> [Information supplied]:
---+---
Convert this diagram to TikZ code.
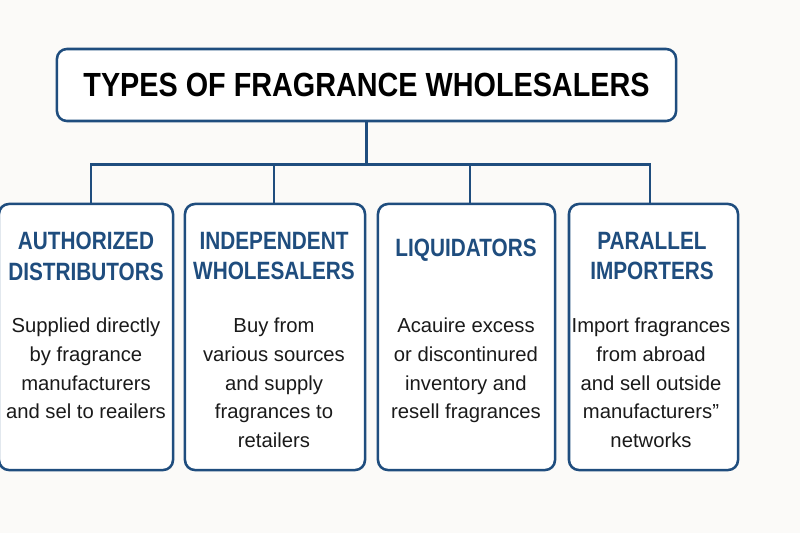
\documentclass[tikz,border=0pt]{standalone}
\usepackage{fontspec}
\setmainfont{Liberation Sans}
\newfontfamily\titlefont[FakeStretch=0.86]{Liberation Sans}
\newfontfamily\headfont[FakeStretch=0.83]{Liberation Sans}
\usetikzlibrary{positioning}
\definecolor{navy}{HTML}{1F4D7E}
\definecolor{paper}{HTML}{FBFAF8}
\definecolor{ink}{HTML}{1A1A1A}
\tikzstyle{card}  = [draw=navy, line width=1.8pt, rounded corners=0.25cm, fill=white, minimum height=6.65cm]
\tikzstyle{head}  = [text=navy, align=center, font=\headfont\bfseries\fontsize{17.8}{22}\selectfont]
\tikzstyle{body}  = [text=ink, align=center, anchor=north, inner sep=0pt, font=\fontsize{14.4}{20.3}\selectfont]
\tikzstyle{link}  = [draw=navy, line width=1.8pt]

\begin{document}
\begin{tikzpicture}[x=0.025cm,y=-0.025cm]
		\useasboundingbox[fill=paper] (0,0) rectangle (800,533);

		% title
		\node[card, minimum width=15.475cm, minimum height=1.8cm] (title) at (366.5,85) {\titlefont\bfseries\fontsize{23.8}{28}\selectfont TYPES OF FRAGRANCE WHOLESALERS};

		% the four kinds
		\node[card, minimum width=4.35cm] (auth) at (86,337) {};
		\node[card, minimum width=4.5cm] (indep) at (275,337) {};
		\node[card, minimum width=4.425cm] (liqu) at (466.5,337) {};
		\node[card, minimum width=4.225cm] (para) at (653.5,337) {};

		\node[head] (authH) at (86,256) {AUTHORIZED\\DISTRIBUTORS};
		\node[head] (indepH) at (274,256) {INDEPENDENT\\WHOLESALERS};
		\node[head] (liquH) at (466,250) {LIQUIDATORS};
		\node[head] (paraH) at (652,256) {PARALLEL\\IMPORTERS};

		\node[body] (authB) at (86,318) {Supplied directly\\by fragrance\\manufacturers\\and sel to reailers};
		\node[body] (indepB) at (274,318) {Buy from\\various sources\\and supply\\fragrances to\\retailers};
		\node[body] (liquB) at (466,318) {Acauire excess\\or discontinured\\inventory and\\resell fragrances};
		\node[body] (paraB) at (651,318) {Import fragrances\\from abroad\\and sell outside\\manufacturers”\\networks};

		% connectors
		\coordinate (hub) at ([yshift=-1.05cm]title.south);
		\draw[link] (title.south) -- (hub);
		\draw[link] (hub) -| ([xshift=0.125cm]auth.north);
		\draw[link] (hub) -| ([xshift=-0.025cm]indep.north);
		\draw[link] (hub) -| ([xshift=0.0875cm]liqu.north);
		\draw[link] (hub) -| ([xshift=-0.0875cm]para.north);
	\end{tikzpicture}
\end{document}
---+---
> [The problem]: Skipping the pictures, transcribe each line above exactly as it appears.

> [Reply to the task]:
Convert this diagram to TikZ code.
\documentclass[tikz,border=0pt]{standalone}
\usepackage{fontspec}
\setmainfont{Liberation Sans}
\newfontfamily\titlefont[FakeStretch=0.86]{Liberation Sans}
\newfontfamily\headfont[FakeStretch=0.83]{Liberation Sans}
\usetikzlibrary{positioning}
\definecolor{navy}{HTML}{1F4D7E}
\definecolor{paper}{HTML}{FBFAF8}
\definecolor{ink}{HTML}{1A1A1A}
\tikzstyle{card}  = [draw=navy, line width=1.8pt, rounded corners=0.25cm, fill=white, minimum height=6.65cm]
\tikzstyle{head}  = [text=navy, align=center, font=\headfont\bfseries\fontsize{17.8}{22}\selectfont]
\tikzstyle{body}  = [text=ink, align=center, anchor=north, inner sep=0pt, font=\fontsize{14.4}{20.3}\selectfont]
\tikzstyle{link}  = [draw=navy, line width=1.8pt]

\begin{document}
\begin{tikzpicture}[x=0.025cm,y=-0.025cm]
		\useasboundingbox[fill=paper] (0,0) rectangle (800,533);

		% title
		\node[card, minimum width=15.475cm, minimum height=1.8cm] (title) at (366.5,85) {\titlefont\bfseries\fontsize{23.8}{28}\selectfont TYPES OF FRAGRANCE WHOLESALERS};

		% the four kinds
		\node[card, minimum width=4.35cm] (auth) at (86,337) {};
		\node[card, minimum width=4.5cm] (indep) at (275,337) {};
		\node[card, minimum width=4.425cm] (liqu) at (466.5,337) {};
		\node[card, minimum width=4.225cm] (para) at (653.5,337) {};

		\node[head] (authH) at (86,256) {AUTHORIZED\\DISTRIBUTORS};
		\node[head] (indepH) at (274,256) {INDEPENDENT\\WHOLESALERS};
		\node[head] (liquH) at (466,250) {LIQUIDATORS};
		\node[head] (paraH) at (652,256) {PARALLEL\\IMPORTERS};

		\node[body] (authB) at (86,318) {Supplied directly\\by fragrance\\manufacturers\\and sel to reailers};
		\node[body] (indepB) at (274,318) {Buy from\\various sources\\and supply\\fragrances to\\retailers};
		\node[body] (liquB) at (466,318) {Acauire excess\\or discontinured\\inventory and\\resell fragrances};
		\node[body] (paraB) at (651,318) {Import fragrances\\from abroad\\and sell outside\\manufacturers”\\networks};

		% connectors
		\coordinate (hub) at ([yshift=-1.05cm]title.south);
		\draw[link] (title.south) -- (hub);
		\draw[link] (hub) -| ([xshift=0.125cm]auth.north);
		\draw[link] (hub) -| ([xshift=-0.025cm]indep.north);
		\draw[link] (hub) -| ([xshift=0.0875cm]liqu.north);
		\draw[link] (hub) -| ([xshift=-0.0875cm]para.north);
	\end{tikzpicture}
\end{document}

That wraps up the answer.